- **TASK DIRECTIONS**:
Take every line from the listing below that includes "chart" and copy it.

- **SOURCE EXCERPT**:
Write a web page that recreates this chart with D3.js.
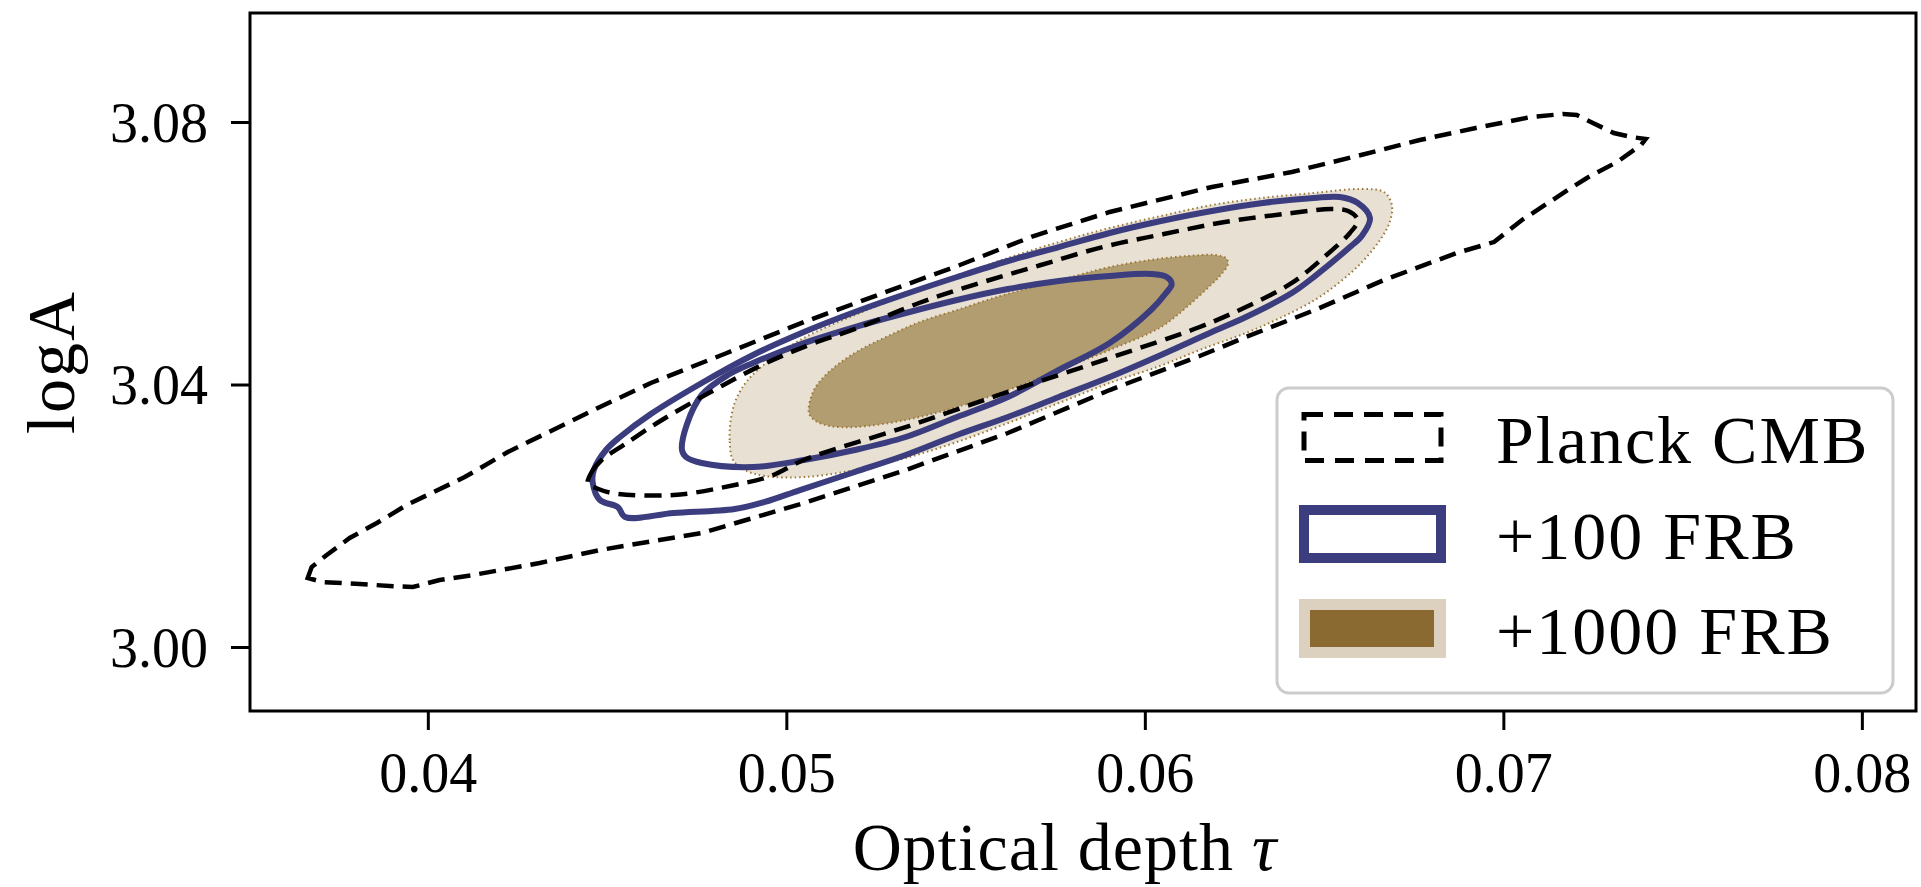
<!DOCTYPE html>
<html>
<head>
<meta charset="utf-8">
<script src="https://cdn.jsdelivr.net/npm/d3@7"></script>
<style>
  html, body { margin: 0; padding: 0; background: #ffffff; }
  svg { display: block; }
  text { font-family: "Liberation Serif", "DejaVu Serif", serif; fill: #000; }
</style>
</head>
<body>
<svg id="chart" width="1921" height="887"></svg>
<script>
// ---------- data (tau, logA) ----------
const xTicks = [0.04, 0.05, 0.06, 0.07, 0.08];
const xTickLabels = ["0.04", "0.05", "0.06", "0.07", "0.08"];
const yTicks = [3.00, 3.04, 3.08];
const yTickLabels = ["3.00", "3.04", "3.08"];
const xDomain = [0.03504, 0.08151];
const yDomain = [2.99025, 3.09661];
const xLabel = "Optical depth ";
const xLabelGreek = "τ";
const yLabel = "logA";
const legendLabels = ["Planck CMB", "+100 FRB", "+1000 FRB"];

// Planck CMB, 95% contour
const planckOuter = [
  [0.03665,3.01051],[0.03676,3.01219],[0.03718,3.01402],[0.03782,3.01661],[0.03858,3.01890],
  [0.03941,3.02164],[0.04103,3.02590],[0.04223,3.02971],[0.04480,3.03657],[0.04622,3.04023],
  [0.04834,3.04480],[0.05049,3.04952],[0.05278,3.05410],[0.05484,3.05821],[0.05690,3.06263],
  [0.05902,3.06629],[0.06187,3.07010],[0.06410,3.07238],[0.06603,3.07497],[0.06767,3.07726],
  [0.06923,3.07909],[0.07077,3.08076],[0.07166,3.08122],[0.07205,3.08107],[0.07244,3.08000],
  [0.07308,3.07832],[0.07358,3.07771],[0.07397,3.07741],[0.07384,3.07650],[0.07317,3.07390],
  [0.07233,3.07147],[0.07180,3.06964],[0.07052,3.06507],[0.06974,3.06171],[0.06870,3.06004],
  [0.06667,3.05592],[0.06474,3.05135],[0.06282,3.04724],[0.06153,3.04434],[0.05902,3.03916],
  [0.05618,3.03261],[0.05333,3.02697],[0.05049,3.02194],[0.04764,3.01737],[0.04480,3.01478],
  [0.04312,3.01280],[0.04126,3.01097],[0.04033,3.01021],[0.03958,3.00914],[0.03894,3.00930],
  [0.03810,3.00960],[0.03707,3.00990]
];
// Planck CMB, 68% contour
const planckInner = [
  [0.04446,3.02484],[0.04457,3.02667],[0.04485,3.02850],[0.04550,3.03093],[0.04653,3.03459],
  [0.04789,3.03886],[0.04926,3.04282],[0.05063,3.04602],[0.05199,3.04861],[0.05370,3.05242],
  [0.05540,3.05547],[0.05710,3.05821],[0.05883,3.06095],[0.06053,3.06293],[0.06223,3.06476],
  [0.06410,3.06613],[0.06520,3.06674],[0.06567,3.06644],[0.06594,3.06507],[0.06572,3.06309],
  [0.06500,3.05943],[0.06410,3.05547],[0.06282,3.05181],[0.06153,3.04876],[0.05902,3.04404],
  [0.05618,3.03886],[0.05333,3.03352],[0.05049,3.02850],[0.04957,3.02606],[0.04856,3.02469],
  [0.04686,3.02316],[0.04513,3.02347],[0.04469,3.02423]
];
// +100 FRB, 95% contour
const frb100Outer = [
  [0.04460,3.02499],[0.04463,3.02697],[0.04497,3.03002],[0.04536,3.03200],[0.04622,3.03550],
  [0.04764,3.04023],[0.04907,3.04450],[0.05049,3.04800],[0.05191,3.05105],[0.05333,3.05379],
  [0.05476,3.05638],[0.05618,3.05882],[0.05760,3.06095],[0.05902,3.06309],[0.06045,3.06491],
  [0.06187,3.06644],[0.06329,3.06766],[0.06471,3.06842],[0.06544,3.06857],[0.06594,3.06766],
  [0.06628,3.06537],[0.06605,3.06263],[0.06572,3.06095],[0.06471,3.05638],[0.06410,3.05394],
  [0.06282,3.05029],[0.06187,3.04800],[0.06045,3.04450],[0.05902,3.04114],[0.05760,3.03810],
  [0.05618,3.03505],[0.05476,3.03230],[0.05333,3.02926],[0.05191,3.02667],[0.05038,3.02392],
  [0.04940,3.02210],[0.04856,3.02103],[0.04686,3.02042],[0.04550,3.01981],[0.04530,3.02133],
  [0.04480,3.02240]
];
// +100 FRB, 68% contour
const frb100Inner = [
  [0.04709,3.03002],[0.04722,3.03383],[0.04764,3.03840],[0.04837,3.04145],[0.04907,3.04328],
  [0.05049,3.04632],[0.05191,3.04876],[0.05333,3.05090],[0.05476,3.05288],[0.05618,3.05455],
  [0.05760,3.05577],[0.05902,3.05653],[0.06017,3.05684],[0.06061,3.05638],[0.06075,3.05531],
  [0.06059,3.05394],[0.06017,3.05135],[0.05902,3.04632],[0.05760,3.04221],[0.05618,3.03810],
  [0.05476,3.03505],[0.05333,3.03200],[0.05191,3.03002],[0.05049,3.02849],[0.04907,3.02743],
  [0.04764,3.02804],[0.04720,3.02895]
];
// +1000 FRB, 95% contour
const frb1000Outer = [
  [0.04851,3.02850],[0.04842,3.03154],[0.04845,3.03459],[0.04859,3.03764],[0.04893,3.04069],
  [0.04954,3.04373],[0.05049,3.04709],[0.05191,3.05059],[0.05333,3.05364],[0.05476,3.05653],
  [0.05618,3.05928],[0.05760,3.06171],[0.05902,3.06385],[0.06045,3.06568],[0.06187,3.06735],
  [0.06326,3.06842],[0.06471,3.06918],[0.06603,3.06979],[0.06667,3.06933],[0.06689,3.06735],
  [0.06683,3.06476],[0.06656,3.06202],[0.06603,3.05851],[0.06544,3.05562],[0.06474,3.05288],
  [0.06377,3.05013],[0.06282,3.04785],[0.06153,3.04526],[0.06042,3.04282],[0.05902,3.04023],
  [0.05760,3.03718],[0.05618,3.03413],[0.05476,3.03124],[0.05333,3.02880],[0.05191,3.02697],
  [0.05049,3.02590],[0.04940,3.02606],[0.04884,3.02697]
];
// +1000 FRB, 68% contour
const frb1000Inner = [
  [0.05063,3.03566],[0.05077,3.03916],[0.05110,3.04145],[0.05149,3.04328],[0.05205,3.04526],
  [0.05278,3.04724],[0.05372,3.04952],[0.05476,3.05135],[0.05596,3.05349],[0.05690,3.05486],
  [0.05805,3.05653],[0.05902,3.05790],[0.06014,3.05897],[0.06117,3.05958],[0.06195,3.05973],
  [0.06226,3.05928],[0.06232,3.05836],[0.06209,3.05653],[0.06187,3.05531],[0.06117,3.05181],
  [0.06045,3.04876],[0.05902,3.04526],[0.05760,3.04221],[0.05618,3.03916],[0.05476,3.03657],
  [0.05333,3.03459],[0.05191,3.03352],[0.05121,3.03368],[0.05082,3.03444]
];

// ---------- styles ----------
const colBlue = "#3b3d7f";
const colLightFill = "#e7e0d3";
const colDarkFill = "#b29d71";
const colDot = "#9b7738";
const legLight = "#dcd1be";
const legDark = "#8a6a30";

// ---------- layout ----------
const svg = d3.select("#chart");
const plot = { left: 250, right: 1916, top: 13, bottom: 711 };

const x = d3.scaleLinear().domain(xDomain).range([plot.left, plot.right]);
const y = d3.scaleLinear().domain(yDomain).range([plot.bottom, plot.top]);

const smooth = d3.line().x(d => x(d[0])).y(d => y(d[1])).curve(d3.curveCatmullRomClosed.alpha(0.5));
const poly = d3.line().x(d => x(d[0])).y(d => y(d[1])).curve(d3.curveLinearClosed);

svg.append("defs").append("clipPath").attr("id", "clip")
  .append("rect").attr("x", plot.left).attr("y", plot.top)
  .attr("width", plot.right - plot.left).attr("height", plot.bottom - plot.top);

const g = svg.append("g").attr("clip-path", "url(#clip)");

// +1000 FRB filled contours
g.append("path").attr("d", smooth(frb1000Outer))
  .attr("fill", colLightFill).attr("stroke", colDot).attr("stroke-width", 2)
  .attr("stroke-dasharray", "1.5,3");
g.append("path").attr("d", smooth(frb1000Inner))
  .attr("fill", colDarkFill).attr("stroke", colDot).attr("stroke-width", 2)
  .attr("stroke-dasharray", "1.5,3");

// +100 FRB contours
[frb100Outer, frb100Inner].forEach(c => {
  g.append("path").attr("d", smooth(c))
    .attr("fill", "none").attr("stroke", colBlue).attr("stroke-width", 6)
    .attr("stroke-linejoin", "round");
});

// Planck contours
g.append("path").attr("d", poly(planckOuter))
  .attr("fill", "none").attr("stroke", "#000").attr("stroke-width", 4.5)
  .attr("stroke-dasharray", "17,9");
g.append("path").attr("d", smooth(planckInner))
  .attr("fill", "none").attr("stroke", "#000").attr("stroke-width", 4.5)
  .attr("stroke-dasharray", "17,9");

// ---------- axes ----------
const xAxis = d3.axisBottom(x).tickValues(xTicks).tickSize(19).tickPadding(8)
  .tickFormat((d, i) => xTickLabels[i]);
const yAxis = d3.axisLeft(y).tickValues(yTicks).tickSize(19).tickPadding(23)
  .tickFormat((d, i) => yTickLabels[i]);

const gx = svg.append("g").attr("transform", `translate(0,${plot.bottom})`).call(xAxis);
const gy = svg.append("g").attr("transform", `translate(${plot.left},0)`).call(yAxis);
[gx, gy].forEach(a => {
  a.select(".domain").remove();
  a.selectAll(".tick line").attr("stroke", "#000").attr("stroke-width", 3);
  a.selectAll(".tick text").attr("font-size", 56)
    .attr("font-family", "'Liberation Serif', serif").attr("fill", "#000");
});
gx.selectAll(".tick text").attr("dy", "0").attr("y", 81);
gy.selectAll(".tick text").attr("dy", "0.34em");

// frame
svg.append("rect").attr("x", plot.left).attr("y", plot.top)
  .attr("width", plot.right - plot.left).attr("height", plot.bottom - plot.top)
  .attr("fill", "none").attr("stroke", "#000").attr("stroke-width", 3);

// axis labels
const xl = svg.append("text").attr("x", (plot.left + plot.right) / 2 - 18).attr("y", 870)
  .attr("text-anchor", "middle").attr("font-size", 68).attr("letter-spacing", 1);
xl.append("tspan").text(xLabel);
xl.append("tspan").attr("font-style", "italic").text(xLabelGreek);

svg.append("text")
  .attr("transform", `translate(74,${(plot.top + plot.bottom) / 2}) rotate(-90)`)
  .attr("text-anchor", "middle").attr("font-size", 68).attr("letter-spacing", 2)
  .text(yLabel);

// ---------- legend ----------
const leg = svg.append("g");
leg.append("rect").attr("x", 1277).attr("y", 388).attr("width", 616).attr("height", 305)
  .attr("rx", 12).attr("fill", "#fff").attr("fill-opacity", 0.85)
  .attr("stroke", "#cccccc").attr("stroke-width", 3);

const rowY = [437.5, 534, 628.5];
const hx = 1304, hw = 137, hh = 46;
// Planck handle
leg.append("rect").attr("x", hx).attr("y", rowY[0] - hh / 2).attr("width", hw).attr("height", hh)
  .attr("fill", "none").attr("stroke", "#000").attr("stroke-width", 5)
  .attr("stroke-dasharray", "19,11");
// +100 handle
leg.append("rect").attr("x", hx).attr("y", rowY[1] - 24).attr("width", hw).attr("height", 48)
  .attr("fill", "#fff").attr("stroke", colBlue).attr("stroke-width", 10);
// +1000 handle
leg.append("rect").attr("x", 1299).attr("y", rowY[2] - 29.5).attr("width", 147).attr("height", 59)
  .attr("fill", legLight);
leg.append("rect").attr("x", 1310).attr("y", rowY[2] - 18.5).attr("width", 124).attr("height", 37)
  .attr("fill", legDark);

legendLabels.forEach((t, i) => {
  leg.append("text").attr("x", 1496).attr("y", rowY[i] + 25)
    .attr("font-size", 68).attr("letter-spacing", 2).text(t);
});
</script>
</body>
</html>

- **RESPONSE TO THIS TASK**:
Write a web page that recreates this chart with D3.js.
<svg id="chart" width="1921" height="887"></svg>
const svg = d3.select("#chart");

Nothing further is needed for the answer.